The Three Base Strategy
- By Robert Pater
- Aug 01, 2023
Persistence is a critical leadership attribute — but not when it comes to those nagging injuries that continue to drag down safety performance and culture and adversely impact workers and workloads. Even with leaders having tried things that didn’t much move the needle.
This is why we’ve been called on over 30 years to target certain tenacious injuries — and know these and others can be significantly reduced. And if other companies can make a sizable dent in their most difficult, ongoing injuries, then so can you.

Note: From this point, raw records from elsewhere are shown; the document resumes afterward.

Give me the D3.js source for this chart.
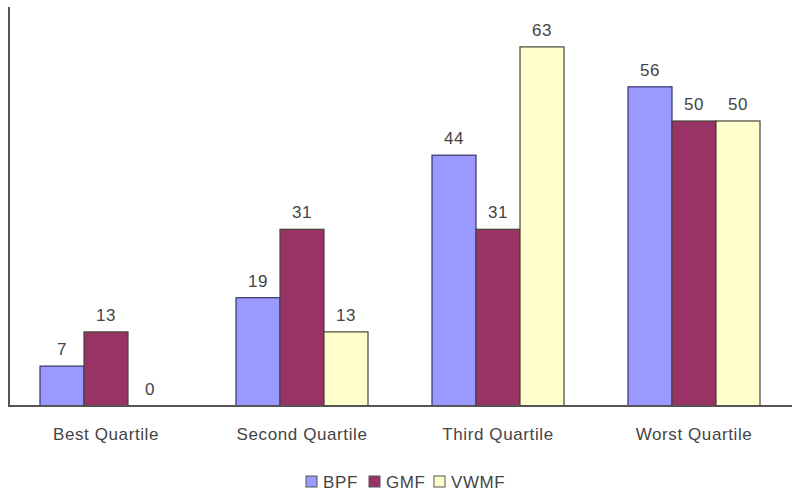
<!DOCTYPE html>
<html><head><meta charset="utf-8">
<script src="https://cdn.jsdelivr.net/npm/d3@7"></script>
<style>body{margin:0;background:#fff}svg{display:block}</style>
</head><body>
<script>
const categories = ["Best Quartile","Second Quartile","Third Quartile","Worst Quartile"];
const seriesNames = ["BPF","GMF","VWMF"];
const BPF = [7,19,44,56];
const GMF = [13,31,31,50];
const VWMF = [0,13,63,50];
const seriesColors = ["#9999FF","#993366","#FFFFCC"];

const W=800,H=497;
const svg=d3.select("body").append("svg").attr("width",W).attr("height",H);
const x0=d3.scaleBand().domain(categories).range([8,792]).paddingInner(64/196).paddingOuter(32/196);
const x1=d3.scaleBand().domain(seriesNames).range([0,x0.bandwidth()]);
const y=d3.scaleLinear().domain([0,70]).range([406,7]);
const vals=[BPF,GMF,VWMF];
const font="Liberation Sans, Arial, sans-serif";
const fs=17, ls=0.6;

categories.forEach((c,i)=>{
  const g=svg.append("g").attr("transform",`translate(${x0(c)},0)`);
  seriesNames.forEach((s,j)=>{
    const v=vals[j][i];
    if(v>0) g.append("rect").attr("x",x1(s)).attr("y",y(v)).attr("width",x1.bandwidth()).attr("height",y(0)-y(v))
      .attr("fill",seriesColors[j]).attr("stroke",j===0?"#333366":"#444433").attr("stroke-width",1.2);
    g.append("text").attr("x",x1(s)+x1.bandwidth()/2).attr("y",y(v)-11).attr("text-anchor","middle")
      .attr("font-family",font).attr("font-size",fs).attr("letter-spacing",ls).attr("fill","#444").text(v);
  });
});
// axes
svg.append("line").attr("x1",9).attr("x2",9).attr("y1",7).attr("y2",406).attr("stroke","#555").attr("stroke-width",2);
svg.append("line").attr("x1",8).attr("x2",792).attr("y1",406).attr("y2",406).attr("stroke","#555").attr("stroke-width",2);
const xAxis=d3.axisBottom(x0).tickSize(0).tickPadding(0);
const ax=svg.append("g").attr("transform","translate(0,406)").call(xAxis);
ax.select(".domain").remove();
ax.selectAll("text").attr("dy",null).attr("y",34).attr("font-family",font).attr("font-size",fs)
  .attr("letter-spacing",ls).attr("fill","#444");

// legend
const legX=[306,369,434];
const lg=svg.append("g");
seriesNames.forEach((s,j)=>{
  lg.append("rect").attr("x",legX[j]).attr("y",476).attr("width",11).attr("height",11)
    .attr("fill",seriesColors[j]).attr("stroke","#555").attr("stroke-width",1);
  lg.append("text").attr("x",legX[j]+17).attr("y",488).attr("font-family",font).attr("font-size",fs)
    .attr("letter-spacing",ls).attr("fill","#444").text(s);
});
</script>
</body></html>
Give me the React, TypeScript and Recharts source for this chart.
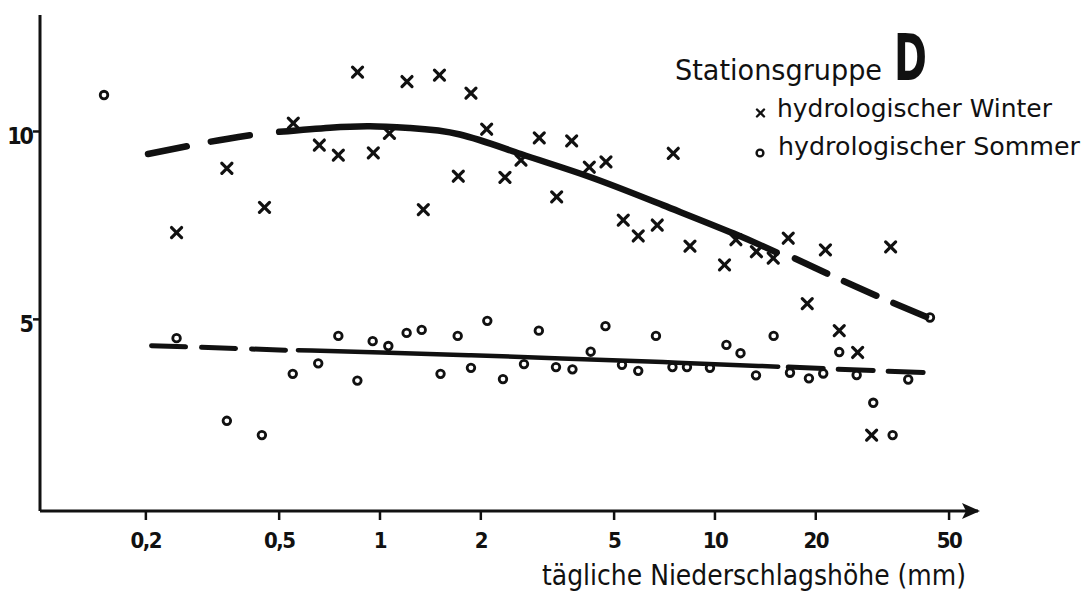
import React from 'react';
import { ComposedChart, Scatter, Line, XAxis, YAxis, ReferenceDot } from 'recharts';

const W = 1090;
const H = 594;
const X_MIN = 0.0966;
const X_MAX = 61;
const Y_MIN = -0.1;
const Y_MAX = 13.1;

const xTicks = [0.2, 0.5, 1, 2, 5, 10, 20, 50];
const xTickLabels = ['0,2', '0,5', '1', '2', '5', '10', '20', '50'];
const yTicks = [5, 10];
const yTickLabels = ['5', '10'];

const winterX = [0.247, 0.349, 0.452, 0.551, 0.659, 0.751, 0.857, 0.955, 1.067, 1.204, 1.347, 1.505, 1.713, 1.869, 2.082, 2.361, 2.636, 2.989, 3.369, 3.735, 4.216, 4.728, 5.325, 5.902, 6.726, 7.508, 8.423, 10.68, 11.55, 13.3, 14.93, 16.55, 18.86, 21.37, 23.5, 26.67, 29.36, 33.46];
const winterY = [7.31, 9.02, 7.98, 10.22, 9.64, 9.37, 11.58, 9.43, 9.95, 11.33, 7.92, 11.5, 8.81, 11.02, 10.06, 8.78, 9.24, 9.83, 8.26, 9.75, 9.05, 9.19, 7.64, 7.22, 7.51, 9.42, 6.95, 6.45, 7.12, 6.8, 6.63, 7.16, 5.42, 6.85, 4.7, 4.12, 1.92, 6.93];

const summerX = [0.15, 0.247, 0.349, 0.444, 0.549, 0.654, 0.751, 0.856, 0.951, 1.059, 1.201, 1.332, 1.516, 1.706, 1.869, 2.091, 2.329, 2.691, 2.98, 3.353, 3.755, 4.256, 4.711, 5.278, 5.902, 6.666, 7.467, 8.25, 9.662, 10.82, 11.92, 13.26, 14.97, 16.75, 19.08, 21.05, 23.5, 26.49, 29.69, 33.92, 37.76, 43.84];
const summerY = [10.97, 4.5, 2.3, 1.92, 3.55, 3.83, 4.56, 3.37, 4.42, 4.29, 4.64, 4.72, 3.55, 4.56, 3.71, 4.96, 3.41, 3.81, 4.7, 3.73, 3.67, 4.14, 4.82, 3.79, 3.63, 4.56, 3.73, 3.73, 3.71, 4.32, 4.1, 3.51, 4.56, 3.58, 3.43, 3.56, 4.13, 3.52, 2.78, 1.92, 3.4, 5.05];

const winterFitLeftX = [0.203, 0.277, 0.313, 0.436];
const winterFitLeftY = [9.4, 9.64, 9.73, 9.94];
const winterFitMidX = [0.5, 0.709, 0.934, 1.229, 1.733, 2.636, 4.236, 6.996, 11.34, 15.28];
const winterFitMidY = [9.99, 10.1, 10.14, 10.09, 9.92, 9.4, 8.79, 8.04, 7.29, 6.78];
const winterFitRightX = [17.33, 22.86, 31.08, 43.3];
const winterFitRightY = [6.62, 6.12, 5.59, 5.05];

const summerFitLeftX = [0.208, 0.382, 0.527];
const summerFitLeftY = [4.3, 4.22, 4.18];
const summerFitMidX = [0.569, 1, 1.857, 3.445, 6.853, 15.45];
const summerFitMidY = [4.18, 4.12, 4.05, 3.96, 3.87, 3.74];
const summerFitRightX = [16.55, 42.65];
const summerFitRightY = [3.73, 3.58];

const zip = (xs: number[], ys: number[]) => xs.map((x, i) => ({ x, y: ys[i] }));

const winterData = zip(winterX, winterY);
const summerData = zip(summerX, summerY);

const INK = '#111';
const TICK_FONT = "'DejaVu Sans Condensed', 'DejaVu Sans', sans-serif";
const TEXT_FONT = "'DejaVu Sans', sans-serif";

const CrossShape = (props: any) => {
  const { cx, cy } = props;
  if (cx == null || cy == null) return null;
  const s = 5;
  return (
    <g stroke={INK} strokeWidth={3.2} strokeLinecap="round">
      <line x1={cx - s} y1={cy - s} x2={cx + s} y2={cy + s} />
      <line x1={cx - s} y1={cy + s} x2={cx + s} y2={cy - s} />
    </g>
  );
};

const RingShape = (props: any) => {
  const { cx, cy } = props;
  if (cx == null || cy == null) return null;
  return <circle cx={cx} cy={cy} r={3.8} fill="none" stroke={INK} strokeWidth={2.8} />;
};

const XTick = (props: any) => {
  const { x, y, payload } = props;
  const i = xTicks.indexOf(payload.value);
  return (
    <text x={x} y={y + 28} textAnchor="middle" fontFamily={TICK_FONT} fontWeight="bold" fontSize={22} letterSpacing={-1.5} fill={INK}>
      {i >= 0 ? xTickLabels[i] : ''}
    </text>
  );
};

const YTick = (props: any) => {
  const { x, y, payload } = props;
  const i = yTicks.indexOf(payload.value);
  return (
    <text x={x - 1} y={y + 12.5} textAnchor="end" fontFamily={TICK_FONT} fontWeight="bold" fontSize={23} letterSpacing={-2} fill={INK}>
      {i >= 0 ? yTickLabels[i] : ''}
    </text>
  );
};

const ArrowHead = (props: any) => {
  const { cx, cy } = props;
  if (cx == null || cy == null) return null;
  return (
    <polygon
      points={`${cx - 16},${cy - 8} ${cx + 2},${cy} ${cx - 16},${cy + 8} ${cx - 12},${cy}`}
      fill={INK}
    />
  );
};

export default function App() {
  return (
    <div style={{ position: 'absolute', left: 0, top: 0, width: W, height: H, background: '#fff' }}>
      <ComposedChart width={W} height={H} margin={{ top: 15, right: 112, bottom: 23, left: 0 }}>
        <XAxis
          type="number"
          dataKey="x"
          scale="log"
          domain={[X_MIN, X_MAX]}
          allowDataOverflow
          ticks={xTicks}
          interval={0}
          height={60}
          tickSize={9}
          tickMargin={0}
          tickLine={{ stroke: INK, strokeWidth: 2.5 }}
          axisLine={{ stroke: INK, strokeWidth: 3 }}
          tick={<XTick />}
        />
        <YAxis
          type="number"
          dataKey="y"
          domain={[Y_MIN, Y_MAX]}
          allowDataOverflow
          ticks={yTicks}
          interval={0}
          width={40}
          tickSize={7}
          tickMargin={0}
          tickLine={{ stroke: INK, strokeWidth: 2.5 }}
          axisLine={{ stroke: INK, strokeWidth: 3 }}
          tick={<YTick />}
        />
        <Line data={zip(winterFitLeftX, winterFitLeftY)} dataKey="y" type="monotone" stroke={INK} strokeWidth={6.5} strokeLinecap="round" strokeDasharray="39.5 24.5" dot={false} activeDot={false} isAnimationActive={false} />
        <Line data={zip(winterFitMidX, winterFitMidY)} dataKey="y" type="natural" stroke={INK} strokeWidth={6.5} strokeLinecap="round" dot={false} activeDot={false} isAnimationActive={false} />
        <Line data={zip(winterFitRightX, winterFitRightY)} dataKey="y" type="monotone" stroke={INK} strokeWidth={6.5} strokeLinecap="round" strokeDasharray="35.5 18.5" dot={false} activeDot={false} isAnimationActive={false} />
        <Line data={zip(summerFitLeftX, summerFitLeftY)} dataKey="y" type="linear" stroke={INK} strokeWidth={5} strokeLinecap="round" strokeDasharray="34 16" dot={false} activeDot={false} isAnimationActive={false} />
        <Line data={zip(summerFitMidX, summerFitMidY)} dataKey="y" type="basis" stroke={INK} strokeWidth={4.5} strokeLinecap="round" dot={false} activeDot={false} isAnimationActive={false} />
        <Line data={zip(summerFitRightX, summerFitRightY)} dataKey="y" type="linear" stroke={INK} strokeWidth={5} strokeLinecap="round" strokeDasharray="35 15" dot={false} activeDot={false} isAnimationActive={false} />
        <Scatter data={winterData} dataKey="y" shape={<CrossShape />} isAnimationActive={false} />
        <Scatter data={summerData} dataKey="y" shape={<RingShape />} isAnimationActive={false} />
        <ReferenceDot x={X_MAX} y={Y_MIN} ifOverflow="visible" shape={<ArrowHead />} />
      </ComposedChart>
      <svg width={W} height={H} style={{ position: 'absolute', left: 0, top: 0, pointerEvents: 'none' }}>
        <text x={675} y={80} fontFamily={TEXT_FONT} fontSize={28} textLength={207} lengthAdjust="spacingAndGlyphs" fill={INK}>Stationsgruppe</text>
        <text x={894} y={80} fontFamily={TEXT_FONT} fontWeight="bold" fontSize={64} textLength={33} lengthAdjust="spacingAndGlyphs" fill={INK}>D</text>
        <g stroke={INK} strokeWidth={2.4} strokeLinecap="round">
          <line x1={757} y1={109.5} x2={764} y2={116.5} />
          <line x1={757} y1={116.5} x2={764} y2={109.5} />
        </g>
        <text x={777} y={117} fontFamily={TEXT_FONT} fontSize={25} textLength={275} lengthAdjust="spacingAndGlyphs" fill={INK}>hydrologischer Winter</text>
        <circle cx={760} cy={153} r={3.4} fill="none" stroke={INK} strokeWidth={2.4} />
        <text x={778} y={155} fontFamily={TEXT_FONT} fontSize={25} textLength={302} lengthAdjust="spacingAndGlyphs" fill={INK}>hydrologischer Sommer</text>
        <text x={542} y={585} fontFamily={TEXT_FONT} fontSize={28} textLength={424} lengthAdjust="spacingAndGlyphs" fill={INK}>tägliche Niederschlagshöhe (mm)</text>
      </svg>
    </div>
  );
}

Organizational solutions typically start with leadership. As in, the Senior Vice-President of Manufacturing of a Fortune 50 company telling me, “90 percent of the things we’ve done to improve safety are positive. But to get another 1 percent improvement now, it’s about us, our people and our culture.” Double-ditto for leaders, the “us” in his statement.
Significant gains with longstanding seemingly insolvable safety problems begin with leaders high-grading their mindset and vision. How decision-makers consider a problem will channel where they direct attention, planning, and resources.

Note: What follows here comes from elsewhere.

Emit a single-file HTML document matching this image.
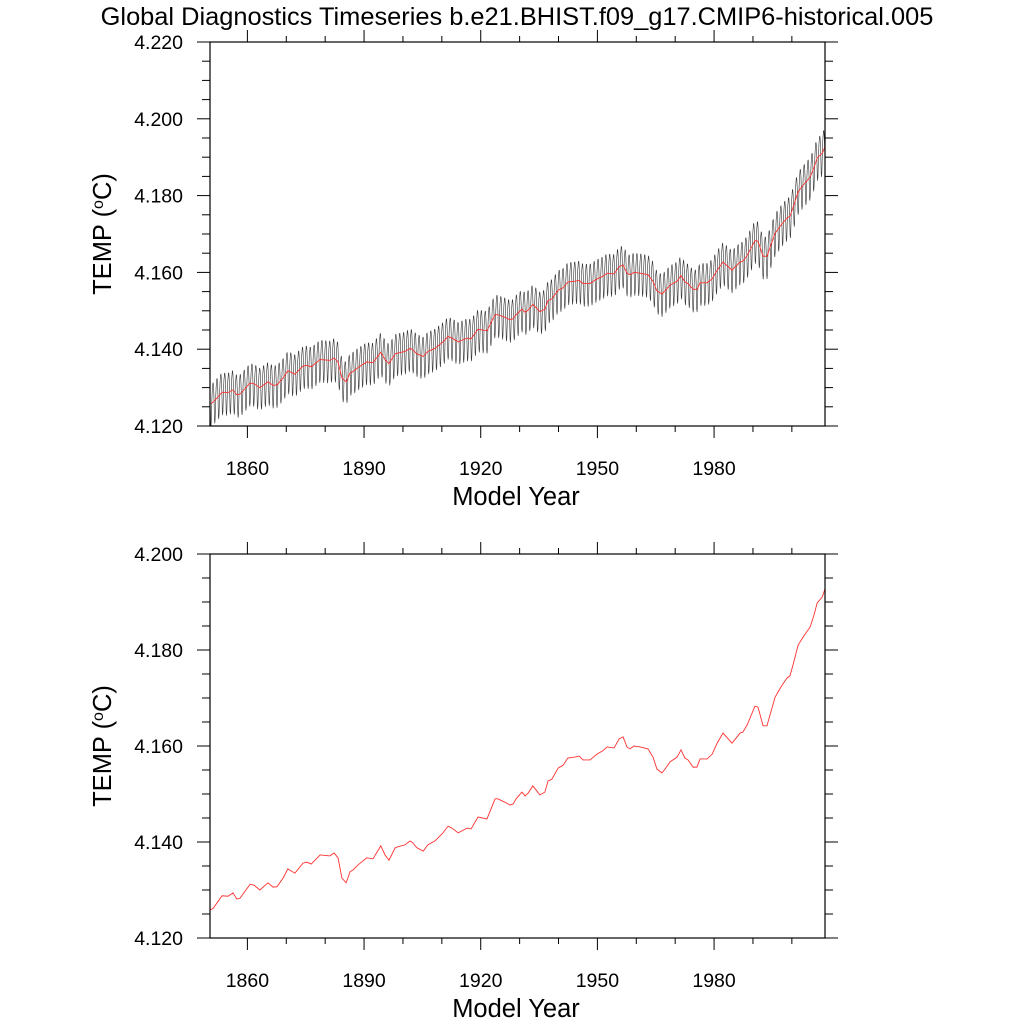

Even in many safety-dedicated companies, why do some injuries just keep on keeping on? Though some are company-specific, we’ve seen how leadership’s mindset can be among the biggest obstacles in overcoming tenacious injuries. This stems from assumptions that these safety problems are:
A. “Inevitable (“What can we do? Our workforce is aging?”), which leads to “Why even bother trying anything else?”
B. “Faked” (“They’re trying to get a free ride. The work ethic has deteriorated.”) This inevitably leads to “clamp down,” “catch them,” “monitor them heavily,” or “motivate with a bigger stick.”
C. Blaming a deficient workforce (“We’re doing all we can, provided the tools and training. They’re just too stupid or ornery to do what they’re supposed to do.”) Leading to pointing critical fingers at those who hire or do onboarding, or to complaining about “the current generation,” etc.
D. Quick-fix mentality, looking for the “ultimate answer” either to “idiot-proof” work or to “force compliance.”
E. Doubling sown — doing more of the same or minor-variations-on-a-theme approaches, which may help to a degree but now gets diminishing returns (like putting in 2 scissors lifts in the same workstation when one only could be accessed).